A maior surpresa veio no exame dos níveis da PON-1 na circulação. Em que tomou chimarrão, eles aumentaram, em média, 9,7%. E preciso dizer que, quando essa molécula sobe, o HDL, apelidado de colesterol bom, também tende a aumentar. Não deu outra: foi o que aconteceu, mas só entre os consumidores da erva-mate. O chá verde mal abalou a PON-1, muito menos a leptina.

Será então que a bebida oriental não funciona e que tudo o que se fala de bom sobre ela pode ser esquecido? Longe disso. "Isso significa apenas que, se o chá verdade já faz bem, dá para imaginar o potencial da erva-mate, que, como a folha da Camelia sinensis, também é repleta de compostos fenólicos e, ao que tudo indica, com um poder antioxidante ainda maior", diz Guilherme Balsan, que sonha ver bebida símbolo do seu estado ganhar outras regiões do planeta, conquistando consumidores sedentos por prevenção, como aconteceu com o próprio chá verde.

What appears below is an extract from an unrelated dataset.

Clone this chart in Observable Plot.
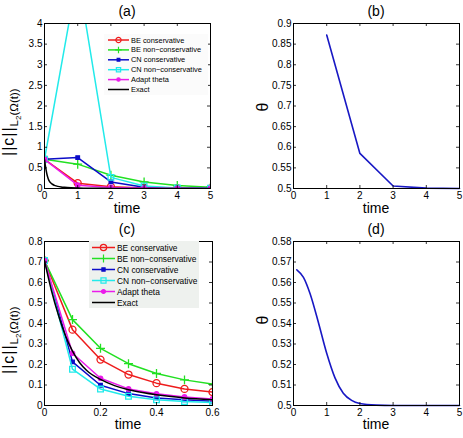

Minha dúvida é se o mate teria o mesmo efeito em outras preparações  não processadas, feitas em casa com a própria erva, mas servidas geladinhas, por exemplo. É provável que sim, apesar de a concentração de compostos antioxidantes ficar menor do que a do chimarrão, pela quantidade de folhas e a temperatura da água. O mate, usando em casa a própria erva a granel, como já é encontrada nos supermercados, sempre oferece um punhado nada desprezível de seus compostos benéficos. No entanto, cautelosa, a médica Vera Portal, líder da investigação e com quem troquei emails, prefere afirmar que, por enquanto, a garantia é de que o chimarrão faz um bem enorme ao peito.

Ok, só que neste calor eu, que sou filha de gaúcho, não arrisquei a pegar a cuia e a bomba herdadas de meu avô. Mas fui correndo preparar um bom mate no qual joguei pedras de gelo. Provavelmente diluí uma parte dos benefícios, mas fiz o meu brinde aos nossos cientistas do sul.